### Data for this exercise ###
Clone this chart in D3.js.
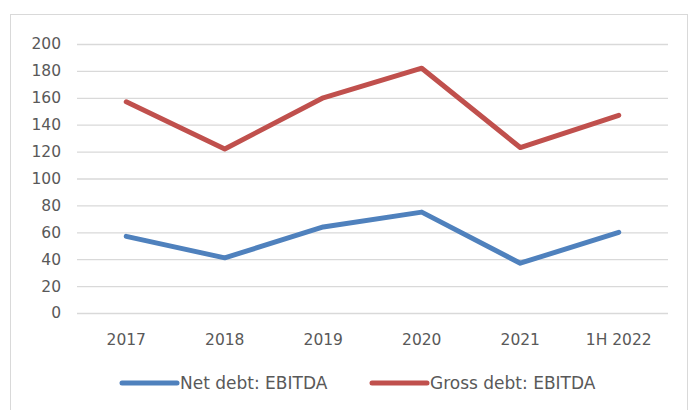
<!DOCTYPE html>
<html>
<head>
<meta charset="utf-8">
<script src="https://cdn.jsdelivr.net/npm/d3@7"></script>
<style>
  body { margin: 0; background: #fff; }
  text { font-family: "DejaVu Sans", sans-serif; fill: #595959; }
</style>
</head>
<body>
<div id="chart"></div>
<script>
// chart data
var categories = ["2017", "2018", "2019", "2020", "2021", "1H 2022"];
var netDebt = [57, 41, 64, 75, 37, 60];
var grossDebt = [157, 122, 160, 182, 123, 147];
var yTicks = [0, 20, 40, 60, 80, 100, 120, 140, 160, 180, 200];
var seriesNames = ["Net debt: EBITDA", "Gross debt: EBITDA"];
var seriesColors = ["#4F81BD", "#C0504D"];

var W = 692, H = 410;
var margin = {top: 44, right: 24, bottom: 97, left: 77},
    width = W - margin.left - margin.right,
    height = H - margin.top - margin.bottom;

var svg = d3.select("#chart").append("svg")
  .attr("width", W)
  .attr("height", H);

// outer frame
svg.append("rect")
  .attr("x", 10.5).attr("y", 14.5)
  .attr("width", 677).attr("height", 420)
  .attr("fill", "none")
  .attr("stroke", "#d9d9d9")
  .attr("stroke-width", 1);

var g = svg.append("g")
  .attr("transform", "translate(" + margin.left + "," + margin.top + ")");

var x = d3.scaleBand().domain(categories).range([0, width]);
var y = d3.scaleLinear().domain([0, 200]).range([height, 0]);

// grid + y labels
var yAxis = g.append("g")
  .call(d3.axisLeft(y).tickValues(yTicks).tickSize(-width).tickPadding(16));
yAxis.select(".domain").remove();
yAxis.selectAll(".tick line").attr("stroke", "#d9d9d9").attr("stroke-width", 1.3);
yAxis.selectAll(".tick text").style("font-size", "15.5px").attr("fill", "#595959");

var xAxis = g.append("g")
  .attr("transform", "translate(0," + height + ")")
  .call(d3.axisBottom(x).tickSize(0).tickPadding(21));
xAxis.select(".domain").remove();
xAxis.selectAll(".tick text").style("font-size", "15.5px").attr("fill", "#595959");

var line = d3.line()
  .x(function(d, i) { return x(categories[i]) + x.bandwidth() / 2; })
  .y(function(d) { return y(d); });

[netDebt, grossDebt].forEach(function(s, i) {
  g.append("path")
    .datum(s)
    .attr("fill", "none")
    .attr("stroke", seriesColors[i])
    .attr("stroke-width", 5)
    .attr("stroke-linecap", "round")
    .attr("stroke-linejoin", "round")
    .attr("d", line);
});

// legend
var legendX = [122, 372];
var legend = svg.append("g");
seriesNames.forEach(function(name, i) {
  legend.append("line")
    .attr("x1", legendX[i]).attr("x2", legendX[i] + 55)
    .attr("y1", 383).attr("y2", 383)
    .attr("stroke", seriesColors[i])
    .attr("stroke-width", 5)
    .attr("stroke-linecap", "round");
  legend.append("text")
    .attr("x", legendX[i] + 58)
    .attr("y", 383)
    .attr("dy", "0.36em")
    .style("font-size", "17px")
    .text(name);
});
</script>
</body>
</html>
###
### Data for this exercise ###
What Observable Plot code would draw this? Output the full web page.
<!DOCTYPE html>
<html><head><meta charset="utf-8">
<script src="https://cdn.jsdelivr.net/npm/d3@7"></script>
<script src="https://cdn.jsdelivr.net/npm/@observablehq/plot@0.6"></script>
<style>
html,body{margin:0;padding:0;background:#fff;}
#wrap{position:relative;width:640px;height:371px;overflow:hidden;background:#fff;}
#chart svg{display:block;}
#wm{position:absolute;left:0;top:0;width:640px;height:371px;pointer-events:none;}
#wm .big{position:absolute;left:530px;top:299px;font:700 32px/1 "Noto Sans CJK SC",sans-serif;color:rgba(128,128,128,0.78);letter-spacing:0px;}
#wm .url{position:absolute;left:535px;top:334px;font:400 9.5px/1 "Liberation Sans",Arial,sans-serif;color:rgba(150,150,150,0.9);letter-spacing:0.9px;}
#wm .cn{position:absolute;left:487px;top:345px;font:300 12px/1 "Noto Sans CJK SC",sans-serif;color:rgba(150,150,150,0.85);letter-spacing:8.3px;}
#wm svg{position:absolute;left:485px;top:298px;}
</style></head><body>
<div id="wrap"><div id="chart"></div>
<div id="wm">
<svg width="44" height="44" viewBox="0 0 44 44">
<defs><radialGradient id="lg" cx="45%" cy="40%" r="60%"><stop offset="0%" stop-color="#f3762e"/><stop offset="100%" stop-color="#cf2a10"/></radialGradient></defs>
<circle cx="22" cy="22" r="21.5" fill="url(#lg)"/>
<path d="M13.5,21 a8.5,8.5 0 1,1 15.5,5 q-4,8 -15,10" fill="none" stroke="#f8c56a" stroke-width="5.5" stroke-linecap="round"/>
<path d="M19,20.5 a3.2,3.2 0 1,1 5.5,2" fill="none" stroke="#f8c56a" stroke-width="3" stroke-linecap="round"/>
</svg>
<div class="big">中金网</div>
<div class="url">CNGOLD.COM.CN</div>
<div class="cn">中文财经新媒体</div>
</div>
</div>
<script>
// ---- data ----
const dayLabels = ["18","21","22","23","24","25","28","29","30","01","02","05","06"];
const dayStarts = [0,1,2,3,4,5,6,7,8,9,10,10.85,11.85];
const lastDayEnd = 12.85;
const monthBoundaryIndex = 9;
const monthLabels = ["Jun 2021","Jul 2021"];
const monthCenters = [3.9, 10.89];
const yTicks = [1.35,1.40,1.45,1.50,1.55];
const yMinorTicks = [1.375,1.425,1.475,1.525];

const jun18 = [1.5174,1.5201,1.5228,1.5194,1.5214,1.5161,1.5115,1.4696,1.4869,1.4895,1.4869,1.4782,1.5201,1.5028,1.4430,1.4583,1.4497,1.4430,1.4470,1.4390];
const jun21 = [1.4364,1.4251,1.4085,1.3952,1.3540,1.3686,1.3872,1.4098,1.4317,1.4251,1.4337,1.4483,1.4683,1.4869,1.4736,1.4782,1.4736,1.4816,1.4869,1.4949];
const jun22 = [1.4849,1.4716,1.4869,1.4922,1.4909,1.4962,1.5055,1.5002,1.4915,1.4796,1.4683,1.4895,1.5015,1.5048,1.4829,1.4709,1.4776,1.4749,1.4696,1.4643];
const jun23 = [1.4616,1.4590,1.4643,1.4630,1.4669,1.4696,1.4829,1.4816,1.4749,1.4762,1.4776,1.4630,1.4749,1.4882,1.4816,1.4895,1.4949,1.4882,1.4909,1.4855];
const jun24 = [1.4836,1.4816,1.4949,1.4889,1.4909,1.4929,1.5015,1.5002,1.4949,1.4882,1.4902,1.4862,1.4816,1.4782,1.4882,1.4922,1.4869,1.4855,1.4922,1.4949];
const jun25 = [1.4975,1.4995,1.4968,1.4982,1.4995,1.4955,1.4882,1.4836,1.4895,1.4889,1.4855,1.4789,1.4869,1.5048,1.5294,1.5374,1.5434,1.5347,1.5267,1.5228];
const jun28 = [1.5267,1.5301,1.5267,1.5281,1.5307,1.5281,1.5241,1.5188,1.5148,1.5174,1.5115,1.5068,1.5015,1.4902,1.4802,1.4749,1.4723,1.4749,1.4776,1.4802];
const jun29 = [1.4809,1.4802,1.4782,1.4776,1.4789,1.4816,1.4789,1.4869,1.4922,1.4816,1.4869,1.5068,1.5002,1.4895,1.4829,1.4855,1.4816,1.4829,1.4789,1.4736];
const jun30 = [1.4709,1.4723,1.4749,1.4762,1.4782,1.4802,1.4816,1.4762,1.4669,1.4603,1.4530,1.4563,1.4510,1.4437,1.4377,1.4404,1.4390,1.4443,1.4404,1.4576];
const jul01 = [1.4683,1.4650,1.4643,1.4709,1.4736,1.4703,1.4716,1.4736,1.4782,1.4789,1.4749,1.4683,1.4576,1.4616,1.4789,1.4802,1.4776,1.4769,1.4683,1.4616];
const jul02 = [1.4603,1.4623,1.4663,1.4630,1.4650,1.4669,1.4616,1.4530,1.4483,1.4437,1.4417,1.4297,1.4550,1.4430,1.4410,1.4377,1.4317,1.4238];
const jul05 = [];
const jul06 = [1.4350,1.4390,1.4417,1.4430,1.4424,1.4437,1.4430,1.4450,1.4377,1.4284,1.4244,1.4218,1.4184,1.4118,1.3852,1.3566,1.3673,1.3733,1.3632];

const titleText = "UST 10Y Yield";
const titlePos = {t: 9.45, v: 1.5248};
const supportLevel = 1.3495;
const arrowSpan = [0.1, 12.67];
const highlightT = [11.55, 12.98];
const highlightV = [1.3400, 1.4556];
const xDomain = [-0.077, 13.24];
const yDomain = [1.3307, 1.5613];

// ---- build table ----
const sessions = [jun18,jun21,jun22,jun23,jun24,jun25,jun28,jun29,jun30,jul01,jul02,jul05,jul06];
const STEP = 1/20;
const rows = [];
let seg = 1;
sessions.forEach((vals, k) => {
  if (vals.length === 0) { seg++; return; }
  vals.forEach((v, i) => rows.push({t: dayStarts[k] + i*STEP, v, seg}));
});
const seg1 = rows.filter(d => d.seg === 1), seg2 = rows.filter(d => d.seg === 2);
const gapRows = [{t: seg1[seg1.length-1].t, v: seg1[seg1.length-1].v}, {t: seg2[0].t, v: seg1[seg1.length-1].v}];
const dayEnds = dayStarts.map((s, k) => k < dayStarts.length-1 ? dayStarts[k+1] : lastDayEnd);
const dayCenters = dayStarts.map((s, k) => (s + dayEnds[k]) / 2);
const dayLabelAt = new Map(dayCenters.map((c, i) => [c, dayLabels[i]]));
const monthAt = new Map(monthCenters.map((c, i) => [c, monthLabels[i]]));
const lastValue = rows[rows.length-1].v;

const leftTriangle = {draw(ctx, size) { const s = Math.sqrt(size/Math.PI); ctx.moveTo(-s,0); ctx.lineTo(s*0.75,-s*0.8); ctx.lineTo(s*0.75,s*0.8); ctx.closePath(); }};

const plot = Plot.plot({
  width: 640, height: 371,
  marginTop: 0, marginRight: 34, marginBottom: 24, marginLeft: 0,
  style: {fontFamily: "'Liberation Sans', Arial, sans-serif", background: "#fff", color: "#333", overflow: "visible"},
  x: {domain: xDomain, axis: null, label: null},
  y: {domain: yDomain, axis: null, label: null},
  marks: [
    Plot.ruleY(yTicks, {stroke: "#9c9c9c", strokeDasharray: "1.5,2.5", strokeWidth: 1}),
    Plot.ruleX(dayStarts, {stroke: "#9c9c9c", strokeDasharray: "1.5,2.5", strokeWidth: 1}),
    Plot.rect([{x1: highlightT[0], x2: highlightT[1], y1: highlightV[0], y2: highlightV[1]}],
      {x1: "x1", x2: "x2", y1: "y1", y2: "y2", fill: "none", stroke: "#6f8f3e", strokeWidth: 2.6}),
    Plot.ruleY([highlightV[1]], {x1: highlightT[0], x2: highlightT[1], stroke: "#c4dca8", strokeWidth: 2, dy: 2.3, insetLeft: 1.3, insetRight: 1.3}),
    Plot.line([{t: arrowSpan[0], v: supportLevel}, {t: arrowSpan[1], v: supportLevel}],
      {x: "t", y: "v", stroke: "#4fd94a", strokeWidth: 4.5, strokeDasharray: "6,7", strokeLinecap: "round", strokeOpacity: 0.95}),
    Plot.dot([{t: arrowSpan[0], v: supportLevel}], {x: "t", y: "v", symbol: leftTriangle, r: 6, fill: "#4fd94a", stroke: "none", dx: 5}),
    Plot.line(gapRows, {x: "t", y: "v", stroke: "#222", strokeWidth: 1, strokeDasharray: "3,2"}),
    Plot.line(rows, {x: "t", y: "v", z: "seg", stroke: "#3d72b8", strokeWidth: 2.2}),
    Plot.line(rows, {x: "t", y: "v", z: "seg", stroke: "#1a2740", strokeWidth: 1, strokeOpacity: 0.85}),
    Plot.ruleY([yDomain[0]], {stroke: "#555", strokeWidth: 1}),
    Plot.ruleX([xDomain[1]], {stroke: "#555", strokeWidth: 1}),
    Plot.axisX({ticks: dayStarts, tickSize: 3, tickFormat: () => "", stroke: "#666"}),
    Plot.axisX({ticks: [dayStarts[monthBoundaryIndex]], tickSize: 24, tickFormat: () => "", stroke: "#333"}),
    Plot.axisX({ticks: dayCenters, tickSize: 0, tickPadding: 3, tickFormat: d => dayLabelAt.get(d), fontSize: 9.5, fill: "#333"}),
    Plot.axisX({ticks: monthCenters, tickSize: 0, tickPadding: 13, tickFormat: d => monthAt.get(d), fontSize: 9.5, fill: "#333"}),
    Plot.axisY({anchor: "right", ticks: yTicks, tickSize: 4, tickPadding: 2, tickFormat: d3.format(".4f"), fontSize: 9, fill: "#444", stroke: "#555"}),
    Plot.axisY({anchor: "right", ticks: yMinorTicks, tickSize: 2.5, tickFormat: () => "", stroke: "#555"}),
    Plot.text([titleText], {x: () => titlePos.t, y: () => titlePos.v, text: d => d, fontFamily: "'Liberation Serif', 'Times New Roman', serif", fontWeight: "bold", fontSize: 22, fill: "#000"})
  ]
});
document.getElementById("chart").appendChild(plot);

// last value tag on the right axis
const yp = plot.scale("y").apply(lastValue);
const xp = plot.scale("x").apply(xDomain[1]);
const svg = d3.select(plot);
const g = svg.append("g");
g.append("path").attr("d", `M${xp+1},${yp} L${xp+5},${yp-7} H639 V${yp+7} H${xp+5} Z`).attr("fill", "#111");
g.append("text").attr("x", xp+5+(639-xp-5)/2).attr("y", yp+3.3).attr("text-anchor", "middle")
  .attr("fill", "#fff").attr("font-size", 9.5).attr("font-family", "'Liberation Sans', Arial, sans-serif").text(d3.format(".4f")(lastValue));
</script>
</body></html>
###
- Set task
Set down the lines running from the one with "Clone this chart in D3.js." through the one with "height = H - margin.top - margin.bottom;", both ends kept, exactly and with no pictures.

- Written solution
Clone this chart in D3.js.
<!DOCTYPE html>
<html>
<head>
<meta charset="utf-8">
<script src="https://cdn.jsdelivr.net/npm/d3@7"></script>
<style>
  body { margin: 0; background: #fff; }
  text { font-family: "DejaVu Sans", sans-serif; fill: #595959; }
</style>
</head>
<body>
<div id="chart"></div>
<script>
// chart data
var categories = ["2017", "2018", "2019", "2020", "2021", "1H 2022"];
var netDebt = [57, 41, 64, 75, 37, 60];
var grossDebt = [157, 122, 160, 182, 123, 147];
var yTicks = [0, 20, 40, 60, 80, 100, 120, 140, 160, 180, 200];
var seriesNames = ["Net debt: EBITDA", "Gross debt: EBITDA"];
var seriesColors = ["#4F81BD", "#C0504D"];

var W = 692, H = 410;
var margin = {top: 44, right: 24, bottom: 97, left: 77},
    width = W - margin.left - margin.right,
    height = H - margin.top - margin.bottom;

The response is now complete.